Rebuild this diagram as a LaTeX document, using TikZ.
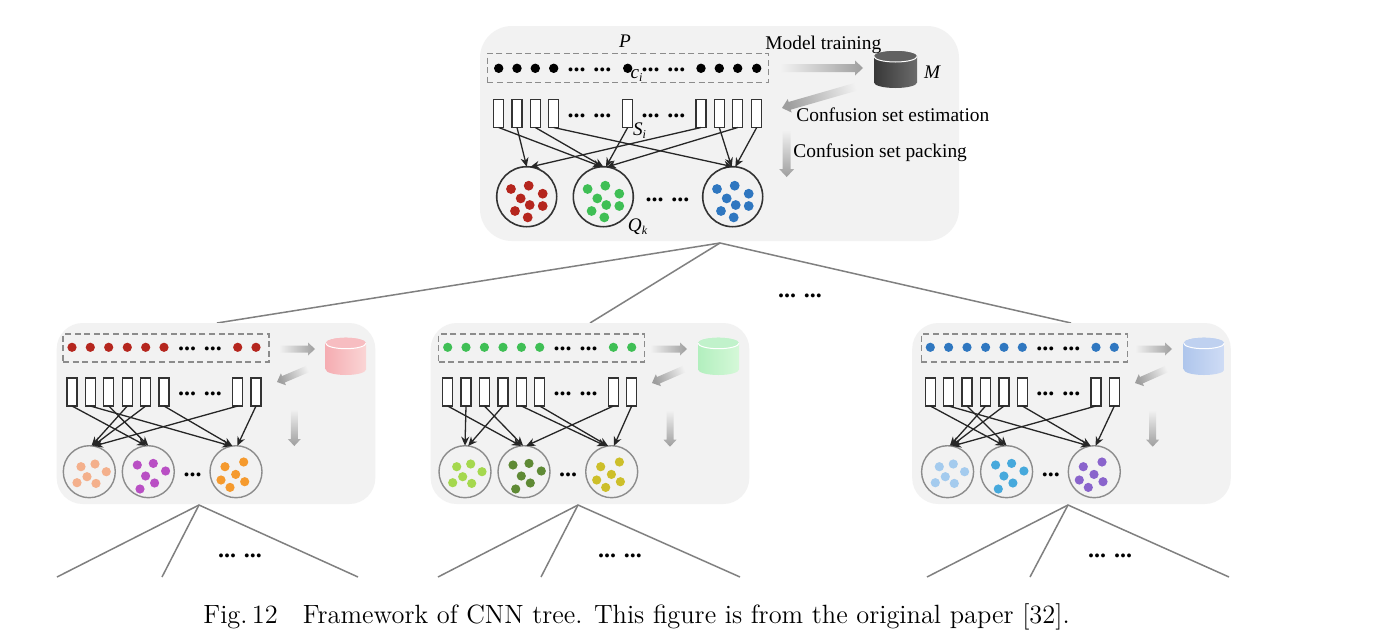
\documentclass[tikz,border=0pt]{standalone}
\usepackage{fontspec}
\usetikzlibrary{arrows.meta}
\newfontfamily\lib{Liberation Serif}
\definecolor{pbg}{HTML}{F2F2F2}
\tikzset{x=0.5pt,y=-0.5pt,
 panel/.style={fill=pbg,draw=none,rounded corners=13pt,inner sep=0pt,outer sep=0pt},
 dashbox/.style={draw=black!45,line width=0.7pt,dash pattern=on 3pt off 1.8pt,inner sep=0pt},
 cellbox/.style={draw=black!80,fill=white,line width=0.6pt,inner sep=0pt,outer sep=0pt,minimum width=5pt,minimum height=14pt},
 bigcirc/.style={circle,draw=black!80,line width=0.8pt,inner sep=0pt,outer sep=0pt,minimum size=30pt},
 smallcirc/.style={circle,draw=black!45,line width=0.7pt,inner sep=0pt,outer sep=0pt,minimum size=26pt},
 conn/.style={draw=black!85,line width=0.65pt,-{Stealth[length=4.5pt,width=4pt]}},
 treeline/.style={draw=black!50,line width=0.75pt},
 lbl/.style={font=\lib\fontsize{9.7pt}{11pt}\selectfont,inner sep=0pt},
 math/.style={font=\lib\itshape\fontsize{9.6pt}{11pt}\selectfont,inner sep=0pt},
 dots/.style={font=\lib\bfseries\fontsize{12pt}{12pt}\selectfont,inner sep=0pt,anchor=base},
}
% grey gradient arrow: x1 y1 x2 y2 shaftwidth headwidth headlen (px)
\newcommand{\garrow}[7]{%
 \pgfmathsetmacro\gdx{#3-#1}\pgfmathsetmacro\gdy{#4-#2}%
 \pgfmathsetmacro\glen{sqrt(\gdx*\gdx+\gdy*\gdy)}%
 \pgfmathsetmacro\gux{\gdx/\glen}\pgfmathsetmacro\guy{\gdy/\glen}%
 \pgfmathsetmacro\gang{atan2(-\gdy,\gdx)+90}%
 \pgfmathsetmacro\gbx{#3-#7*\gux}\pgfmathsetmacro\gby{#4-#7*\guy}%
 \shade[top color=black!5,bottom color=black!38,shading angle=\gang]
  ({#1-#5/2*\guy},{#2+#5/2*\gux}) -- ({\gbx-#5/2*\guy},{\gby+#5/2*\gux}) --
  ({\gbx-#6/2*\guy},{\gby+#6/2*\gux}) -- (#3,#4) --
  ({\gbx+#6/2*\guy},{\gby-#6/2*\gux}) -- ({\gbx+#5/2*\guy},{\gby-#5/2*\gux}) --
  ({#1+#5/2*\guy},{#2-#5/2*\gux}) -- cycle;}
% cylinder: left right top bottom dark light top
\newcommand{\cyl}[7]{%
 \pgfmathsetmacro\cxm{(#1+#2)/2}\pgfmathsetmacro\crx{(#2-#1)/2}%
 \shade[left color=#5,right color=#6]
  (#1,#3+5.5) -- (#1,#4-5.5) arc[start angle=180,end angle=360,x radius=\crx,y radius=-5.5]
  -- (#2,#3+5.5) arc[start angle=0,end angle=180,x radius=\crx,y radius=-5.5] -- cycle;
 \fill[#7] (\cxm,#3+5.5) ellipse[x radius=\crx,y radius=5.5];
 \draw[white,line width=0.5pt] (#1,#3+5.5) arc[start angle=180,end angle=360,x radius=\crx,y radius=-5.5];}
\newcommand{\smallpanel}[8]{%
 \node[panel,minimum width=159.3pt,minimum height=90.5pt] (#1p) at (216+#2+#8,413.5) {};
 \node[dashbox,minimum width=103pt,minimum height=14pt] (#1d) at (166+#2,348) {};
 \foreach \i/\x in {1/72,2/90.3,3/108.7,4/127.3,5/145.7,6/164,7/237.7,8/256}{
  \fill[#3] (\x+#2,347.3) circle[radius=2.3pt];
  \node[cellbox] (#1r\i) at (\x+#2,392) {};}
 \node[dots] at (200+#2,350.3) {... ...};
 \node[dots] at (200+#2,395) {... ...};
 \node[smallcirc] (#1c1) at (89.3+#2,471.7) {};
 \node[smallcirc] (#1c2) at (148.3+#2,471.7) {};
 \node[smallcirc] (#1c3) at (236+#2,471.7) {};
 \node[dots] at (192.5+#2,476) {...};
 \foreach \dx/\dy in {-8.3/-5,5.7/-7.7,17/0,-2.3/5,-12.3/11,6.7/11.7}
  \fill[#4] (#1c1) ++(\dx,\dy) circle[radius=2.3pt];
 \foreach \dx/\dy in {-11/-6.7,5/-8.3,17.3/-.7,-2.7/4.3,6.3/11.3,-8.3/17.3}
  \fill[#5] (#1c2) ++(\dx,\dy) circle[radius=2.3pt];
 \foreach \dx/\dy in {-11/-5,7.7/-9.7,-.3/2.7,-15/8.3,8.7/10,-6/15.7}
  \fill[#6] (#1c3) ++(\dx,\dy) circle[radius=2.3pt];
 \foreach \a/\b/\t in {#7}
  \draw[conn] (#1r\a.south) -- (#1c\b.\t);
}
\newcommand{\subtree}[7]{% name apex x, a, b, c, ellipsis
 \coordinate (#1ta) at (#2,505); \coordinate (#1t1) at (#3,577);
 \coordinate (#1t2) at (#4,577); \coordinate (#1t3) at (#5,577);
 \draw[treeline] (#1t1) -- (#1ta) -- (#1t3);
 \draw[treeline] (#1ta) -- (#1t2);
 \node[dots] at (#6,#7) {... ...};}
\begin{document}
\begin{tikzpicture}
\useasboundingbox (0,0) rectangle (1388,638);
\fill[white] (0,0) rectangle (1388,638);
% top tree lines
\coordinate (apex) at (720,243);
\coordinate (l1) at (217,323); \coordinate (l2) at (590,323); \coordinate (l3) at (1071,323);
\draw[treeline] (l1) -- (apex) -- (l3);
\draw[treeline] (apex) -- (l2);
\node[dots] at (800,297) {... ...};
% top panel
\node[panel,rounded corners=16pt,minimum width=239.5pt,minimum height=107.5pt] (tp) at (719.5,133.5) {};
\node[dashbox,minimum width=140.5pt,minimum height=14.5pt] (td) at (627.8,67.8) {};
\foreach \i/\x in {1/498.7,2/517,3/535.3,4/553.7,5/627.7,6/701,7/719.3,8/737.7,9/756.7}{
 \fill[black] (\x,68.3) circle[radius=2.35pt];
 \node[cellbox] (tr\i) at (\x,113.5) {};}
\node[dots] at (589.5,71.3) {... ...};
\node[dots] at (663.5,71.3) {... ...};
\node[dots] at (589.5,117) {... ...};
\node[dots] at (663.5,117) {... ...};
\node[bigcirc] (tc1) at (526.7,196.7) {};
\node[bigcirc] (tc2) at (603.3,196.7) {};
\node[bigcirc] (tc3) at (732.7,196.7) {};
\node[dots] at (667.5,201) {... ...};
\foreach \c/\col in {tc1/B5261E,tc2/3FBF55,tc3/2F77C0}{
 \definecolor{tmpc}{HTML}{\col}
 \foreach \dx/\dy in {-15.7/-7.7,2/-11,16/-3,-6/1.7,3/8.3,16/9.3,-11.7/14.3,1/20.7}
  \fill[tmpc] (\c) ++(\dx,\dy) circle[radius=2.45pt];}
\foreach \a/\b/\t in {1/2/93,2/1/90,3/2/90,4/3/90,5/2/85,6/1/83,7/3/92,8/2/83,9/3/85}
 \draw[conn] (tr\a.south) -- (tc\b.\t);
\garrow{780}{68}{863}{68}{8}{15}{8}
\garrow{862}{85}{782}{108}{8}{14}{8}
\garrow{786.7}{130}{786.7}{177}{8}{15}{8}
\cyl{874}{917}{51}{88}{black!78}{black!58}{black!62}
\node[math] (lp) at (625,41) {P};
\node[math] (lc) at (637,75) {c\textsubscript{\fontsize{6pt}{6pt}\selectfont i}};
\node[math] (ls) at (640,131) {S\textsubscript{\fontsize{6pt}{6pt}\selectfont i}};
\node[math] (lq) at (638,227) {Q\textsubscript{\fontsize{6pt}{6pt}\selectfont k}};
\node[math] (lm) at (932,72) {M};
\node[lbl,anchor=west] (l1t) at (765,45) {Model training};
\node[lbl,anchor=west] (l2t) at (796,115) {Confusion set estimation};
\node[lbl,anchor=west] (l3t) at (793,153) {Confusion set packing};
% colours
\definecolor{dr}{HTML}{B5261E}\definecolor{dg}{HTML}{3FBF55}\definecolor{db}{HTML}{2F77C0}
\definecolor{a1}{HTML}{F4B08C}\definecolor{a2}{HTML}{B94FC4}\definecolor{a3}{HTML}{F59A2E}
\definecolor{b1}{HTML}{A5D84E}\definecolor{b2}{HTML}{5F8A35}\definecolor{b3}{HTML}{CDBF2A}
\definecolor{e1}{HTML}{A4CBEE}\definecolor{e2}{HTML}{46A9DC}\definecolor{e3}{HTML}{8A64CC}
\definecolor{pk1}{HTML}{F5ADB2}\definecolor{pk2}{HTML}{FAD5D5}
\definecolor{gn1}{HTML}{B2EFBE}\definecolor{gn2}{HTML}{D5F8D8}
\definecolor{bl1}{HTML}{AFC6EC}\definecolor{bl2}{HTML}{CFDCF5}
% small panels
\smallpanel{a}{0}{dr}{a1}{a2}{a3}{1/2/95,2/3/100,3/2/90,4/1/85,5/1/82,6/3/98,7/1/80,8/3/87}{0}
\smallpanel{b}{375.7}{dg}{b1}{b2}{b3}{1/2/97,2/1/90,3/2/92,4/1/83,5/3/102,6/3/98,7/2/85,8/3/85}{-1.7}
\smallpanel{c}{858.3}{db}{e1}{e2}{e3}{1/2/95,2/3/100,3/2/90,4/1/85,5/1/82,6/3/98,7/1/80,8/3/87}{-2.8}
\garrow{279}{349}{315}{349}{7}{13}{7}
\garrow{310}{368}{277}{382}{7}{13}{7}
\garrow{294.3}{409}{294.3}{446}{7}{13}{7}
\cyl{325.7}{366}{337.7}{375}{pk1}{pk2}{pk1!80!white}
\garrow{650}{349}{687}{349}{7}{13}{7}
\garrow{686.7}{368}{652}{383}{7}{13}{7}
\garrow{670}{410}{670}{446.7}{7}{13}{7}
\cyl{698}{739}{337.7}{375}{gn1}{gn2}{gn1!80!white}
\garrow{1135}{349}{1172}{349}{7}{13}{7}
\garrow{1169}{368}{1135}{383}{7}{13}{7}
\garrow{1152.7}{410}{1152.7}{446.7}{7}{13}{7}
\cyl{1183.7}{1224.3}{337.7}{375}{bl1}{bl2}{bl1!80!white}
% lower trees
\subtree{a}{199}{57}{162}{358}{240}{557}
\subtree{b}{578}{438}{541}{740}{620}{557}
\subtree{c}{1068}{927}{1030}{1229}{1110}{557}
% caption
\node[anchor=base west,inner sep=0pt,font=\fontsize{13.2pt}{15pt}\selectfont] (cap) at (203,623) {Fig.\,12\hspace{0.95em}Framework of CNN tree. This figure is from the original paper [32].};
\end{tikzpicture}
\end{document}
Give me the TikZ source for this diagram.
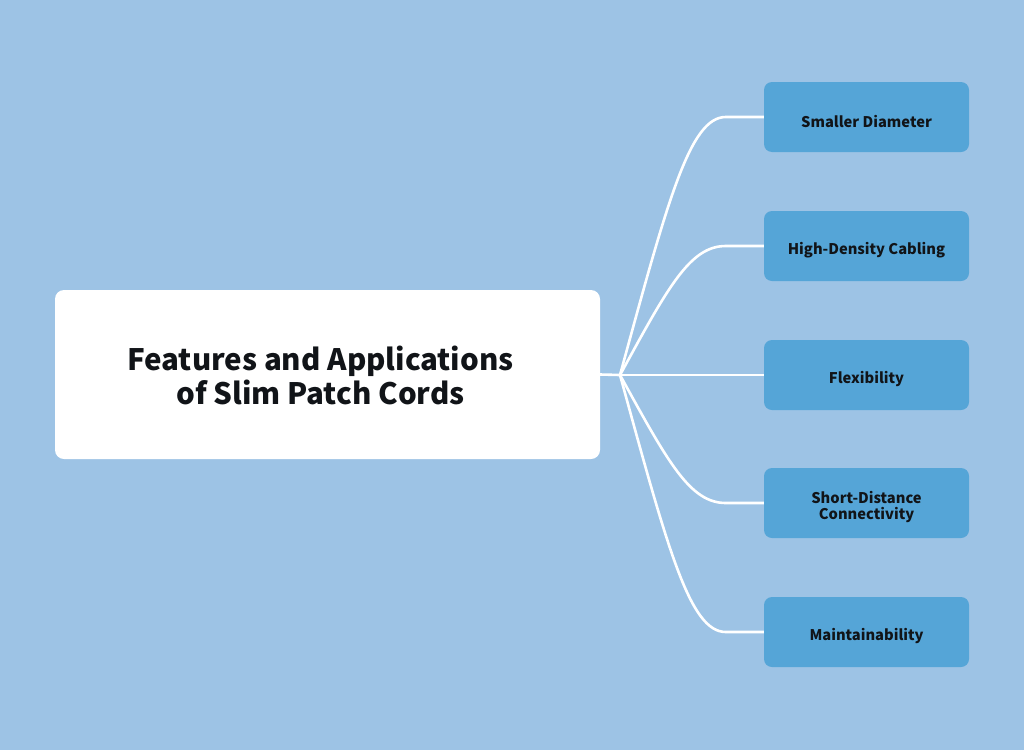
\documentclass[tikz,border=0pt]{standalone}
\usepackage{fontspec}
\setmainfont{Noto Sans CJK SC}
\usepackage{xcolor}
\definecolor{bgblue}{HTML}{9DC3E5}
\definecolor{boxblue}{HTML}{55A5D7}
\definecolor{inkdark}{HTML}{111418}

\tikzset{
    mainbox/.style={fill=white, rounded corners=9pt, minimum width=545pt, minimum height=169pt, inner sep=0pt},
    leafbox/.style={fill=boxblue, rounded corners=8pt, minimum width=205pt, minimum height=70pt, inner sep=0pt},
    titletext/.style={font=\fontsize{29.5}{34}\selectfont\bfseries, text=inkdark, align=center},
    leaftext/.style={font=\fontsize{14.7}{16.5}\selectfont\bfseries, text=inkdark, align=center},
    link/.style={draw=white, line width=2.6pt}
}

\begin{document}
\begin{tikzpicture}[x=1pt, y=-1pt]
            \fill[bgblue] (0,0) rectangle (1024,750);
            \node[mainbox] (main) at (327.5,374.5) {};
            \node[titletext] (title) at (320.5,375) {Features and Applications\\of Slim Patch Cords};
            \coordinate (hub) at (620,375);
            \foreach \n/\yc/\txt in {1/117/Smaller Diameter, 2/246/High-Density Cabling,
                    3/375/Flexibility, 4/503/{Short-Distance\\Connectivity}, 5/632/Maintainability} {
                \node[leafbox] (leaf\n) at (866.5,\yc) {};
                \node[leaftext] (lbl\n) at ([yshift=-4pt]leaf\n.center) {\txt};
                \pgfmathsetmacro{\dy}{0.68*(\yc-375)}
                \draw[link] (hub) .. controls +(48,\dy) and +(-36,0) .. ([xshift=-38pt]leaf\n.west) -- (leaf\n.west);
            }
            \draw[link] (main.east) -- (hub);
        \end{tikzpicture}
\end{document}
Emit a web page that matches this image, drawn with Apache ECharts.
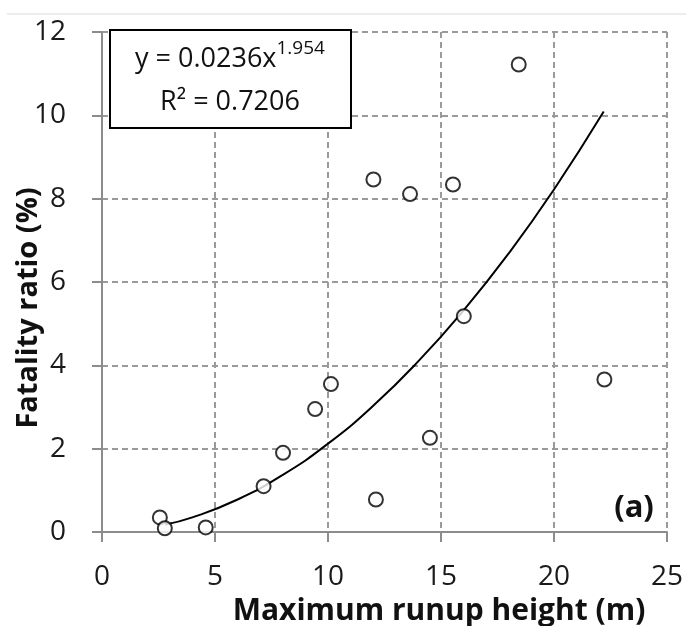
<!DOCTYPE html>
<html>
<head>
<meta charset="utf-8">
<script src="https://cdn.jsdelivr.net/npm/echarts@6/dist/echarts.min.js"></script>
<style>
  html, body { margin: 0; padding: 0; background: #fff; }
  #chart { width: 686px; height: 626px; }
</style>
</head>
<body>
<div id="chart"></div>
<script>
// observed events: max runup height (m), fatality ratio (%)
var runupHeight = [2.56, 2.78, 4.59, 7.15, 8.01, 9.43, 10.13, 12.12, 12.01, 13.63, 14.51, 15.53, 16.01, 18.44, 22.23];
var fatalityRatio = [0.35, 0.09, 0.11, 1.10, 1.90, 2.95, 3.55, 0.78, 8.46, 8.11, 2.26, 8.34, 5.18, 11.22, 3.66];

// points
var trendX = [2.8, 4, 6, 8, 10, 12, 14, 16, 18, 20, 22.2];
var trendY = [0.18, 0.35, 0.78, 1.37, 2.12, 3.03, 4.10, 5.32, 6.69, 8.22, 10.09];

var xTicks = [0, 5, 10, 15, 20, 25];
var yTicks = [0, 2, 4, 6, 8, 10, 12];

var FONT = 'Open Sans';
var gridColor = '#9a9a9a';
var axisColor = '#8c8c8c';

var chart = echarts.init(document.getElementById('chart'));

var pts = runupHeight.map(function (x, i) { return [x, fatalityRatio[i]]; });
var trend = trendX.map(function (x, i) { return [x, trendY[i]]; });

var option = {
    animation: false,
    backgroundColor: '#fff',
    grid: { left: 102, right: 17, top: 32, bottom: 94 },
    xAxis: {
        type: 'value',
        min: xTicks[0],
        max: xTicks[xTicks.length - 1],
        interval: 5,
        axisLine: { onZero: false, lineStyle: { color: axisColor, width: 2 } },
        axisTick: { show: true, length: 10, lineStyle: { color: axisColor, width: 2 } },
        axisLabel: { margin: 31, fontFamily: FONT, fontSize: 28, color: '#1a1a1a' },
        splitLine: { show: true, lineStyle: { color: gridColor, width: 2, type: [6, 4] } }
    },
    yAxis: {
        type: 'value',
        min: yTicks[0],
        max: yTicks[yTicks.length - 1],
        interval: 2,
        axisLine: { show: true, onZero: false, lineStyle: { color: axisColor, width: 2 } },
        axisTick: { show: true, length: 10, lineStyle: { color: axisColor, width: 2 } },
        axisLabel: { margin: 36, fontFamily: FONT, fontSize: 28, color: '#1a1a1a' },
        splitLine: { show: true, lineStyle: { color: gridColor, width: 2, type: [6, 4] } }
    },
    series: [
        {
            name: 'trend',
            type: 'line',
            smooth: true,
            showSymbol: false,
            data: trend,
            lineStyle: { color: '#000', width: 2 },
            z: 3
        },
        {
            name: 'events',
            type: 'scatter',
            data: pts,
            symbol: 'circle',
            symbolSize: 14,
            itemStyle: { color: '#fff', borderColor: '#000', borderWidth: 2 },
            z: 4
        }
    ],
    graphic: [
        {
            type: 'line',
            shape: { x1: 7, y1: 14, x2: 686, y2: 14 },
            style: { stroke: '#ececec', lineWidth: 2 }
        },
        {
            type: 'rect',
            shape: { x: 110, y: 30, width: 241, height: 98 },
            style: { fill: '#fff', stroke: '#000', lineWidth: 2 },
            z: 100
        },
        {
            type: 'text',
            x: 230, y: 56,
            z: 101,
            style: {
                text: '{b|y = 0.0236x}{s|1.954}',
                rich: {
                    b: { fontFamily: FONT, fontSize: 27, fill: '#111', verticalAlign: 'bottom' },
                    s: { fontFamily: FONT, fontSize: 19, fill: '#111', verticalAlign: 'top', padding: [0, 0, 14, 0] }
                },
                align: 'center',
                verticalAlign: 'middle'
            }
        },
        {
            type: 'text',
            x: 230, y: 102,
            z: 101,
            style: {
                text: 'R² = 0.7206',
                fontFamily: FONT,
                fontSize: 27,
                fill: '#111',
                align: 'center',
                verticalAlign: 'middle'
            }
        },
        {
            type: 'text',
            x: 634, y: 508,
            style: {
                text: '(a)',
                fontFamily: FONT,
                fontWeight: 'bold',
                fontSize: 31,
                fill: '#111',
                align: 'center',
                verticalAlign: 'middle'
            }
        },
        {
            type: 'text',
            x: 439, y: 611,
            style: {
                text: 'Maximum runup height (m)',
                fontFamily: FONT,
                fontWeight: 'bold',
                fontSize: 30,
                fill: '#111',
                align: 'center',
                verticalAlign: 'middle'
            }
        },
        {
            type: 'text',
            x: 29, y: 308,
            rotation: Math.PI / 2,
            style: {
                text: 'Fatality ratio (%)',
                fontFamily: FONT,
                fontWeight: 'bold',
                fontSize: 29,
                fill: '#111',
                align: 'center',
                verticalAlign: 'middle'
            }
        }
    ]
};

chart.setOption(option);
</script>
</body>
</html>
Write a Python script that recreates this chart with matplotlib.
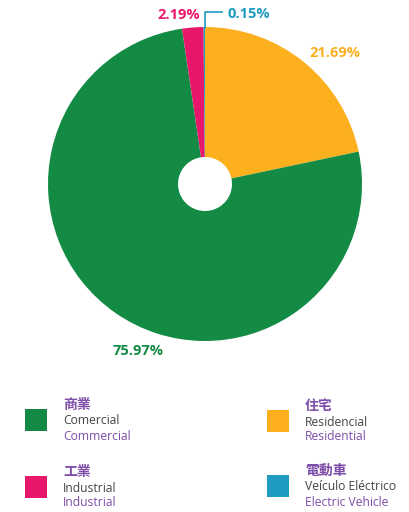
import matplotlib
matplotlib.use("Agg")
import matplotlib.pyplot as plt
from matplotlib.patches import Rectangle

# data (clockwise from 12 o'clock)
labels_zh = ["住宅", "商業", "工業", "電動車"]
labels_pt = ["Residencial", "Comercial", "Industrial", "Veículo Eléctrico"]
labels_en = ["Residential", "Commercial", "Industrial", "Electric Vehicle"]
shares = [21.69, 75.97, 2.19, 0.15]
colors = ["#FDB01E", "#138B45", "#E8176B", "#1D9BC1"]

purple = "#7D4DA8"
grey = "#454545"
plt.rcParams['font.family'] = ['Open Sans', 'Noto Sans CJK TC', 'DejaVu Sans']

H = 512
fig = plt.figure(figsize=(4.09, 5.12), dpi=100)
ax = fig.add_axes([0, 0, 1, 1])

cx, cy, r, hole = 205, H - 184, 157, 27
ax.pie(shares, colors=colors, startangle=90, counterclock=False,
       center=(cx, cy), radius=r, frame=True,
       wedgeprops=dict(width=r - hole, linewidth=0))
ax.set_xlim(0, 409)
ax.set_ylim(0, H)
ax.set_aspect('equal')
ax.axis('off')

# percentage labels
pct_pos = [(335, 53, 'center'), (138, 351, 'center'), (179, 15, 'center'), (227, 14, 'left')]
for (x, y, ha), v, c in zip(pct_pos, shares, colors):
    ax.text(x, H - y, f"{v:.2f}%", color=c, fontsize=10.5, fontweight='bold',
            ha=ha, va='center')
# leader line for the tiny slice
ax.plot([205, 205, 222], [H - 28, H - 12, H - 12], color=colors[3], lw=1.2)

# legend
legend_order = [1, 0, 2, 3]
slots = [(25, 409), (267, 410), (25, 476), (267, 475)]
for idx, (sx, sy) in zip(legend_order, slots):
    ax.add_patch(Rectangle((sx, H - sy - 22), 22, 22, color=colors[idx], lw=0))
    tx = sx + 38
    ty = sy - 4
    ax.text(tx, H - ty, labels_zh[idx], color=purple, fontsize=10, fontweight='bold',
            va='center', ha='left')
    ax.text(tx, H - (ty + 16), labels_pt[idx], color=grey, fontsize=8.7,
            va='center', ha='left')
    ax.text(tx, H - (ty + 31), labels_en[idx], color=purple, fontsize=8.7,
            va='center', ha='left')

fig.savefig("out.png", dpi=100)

━━━━━━

From the listing above, repeat only the lines between the line containing "Write a Python" and the line containing "ax.plot([205, 205, 222], [H", those two included. Pictures are not part of the copy.

Write a Python script that recreates this chart with matplotlib.
import matplotlib
matplotlib.use("Agg")
import matplotlib.pyplot as plt
from matplotlib.patches import Rectangle

# data (clockwise from 12 o'clock)
labels_zh = ["住宅", "商業", "工業", "電動車"]
labels_pt = ["Residencial", "Comercial", "Industrial", "Veículo Eléctrico"]
labels_en = ["Residential", "Commercial", "Industrial", "Electric Vehicle"]
shares = [21.69, 75.97, 2.19, 0.15]
colors = ["#FDB01E", "#138B45", "#E8176B", "#1D9BC1"]

purple = "#7D4DA8"
grey = "#454545"
plt.rcParams['font.family'] = ['Open Sans', 'Noto Sans CJK TC', 'DejaVu Sans']

H = 512
fig = plt.figure(figsize=(4.09, 5.12), dpi=100)
ax = fig.add_axes([0, 0, 1, 1])

cx, cy, r, hole = 205, H - 184, 157, 27
ax.pie(shares, colors=colors, startangle=90, counterclock=False,
       center=(cx, cy), radius=r, frame=True,
       wedgeprops=dict(width=r - hole, linewidth=0))
ax.set_xlim(0, 409)
ax.set_ylim(0, H)
ax.set_aspect('equal')
ax.axis('off')

# percentage labels
pct_pos = [(335, 53, 'center'), (138, 351, 'center'), (179, 15, 'center'), (227, 14, 'left')]
for (x, y, ha), v, c in zip(pct_pos, shares, colors):
    ax.text(x, H - y, f"{v:.2f}%", color=c, fontsize=10.5, fontweight='bold',
            ha=ha, va='center')
# leader line for the tiny slice
ax.plot([205, 205, 222], [H - 28, H - 12, H - 12], color=colors[3], lw=1.2)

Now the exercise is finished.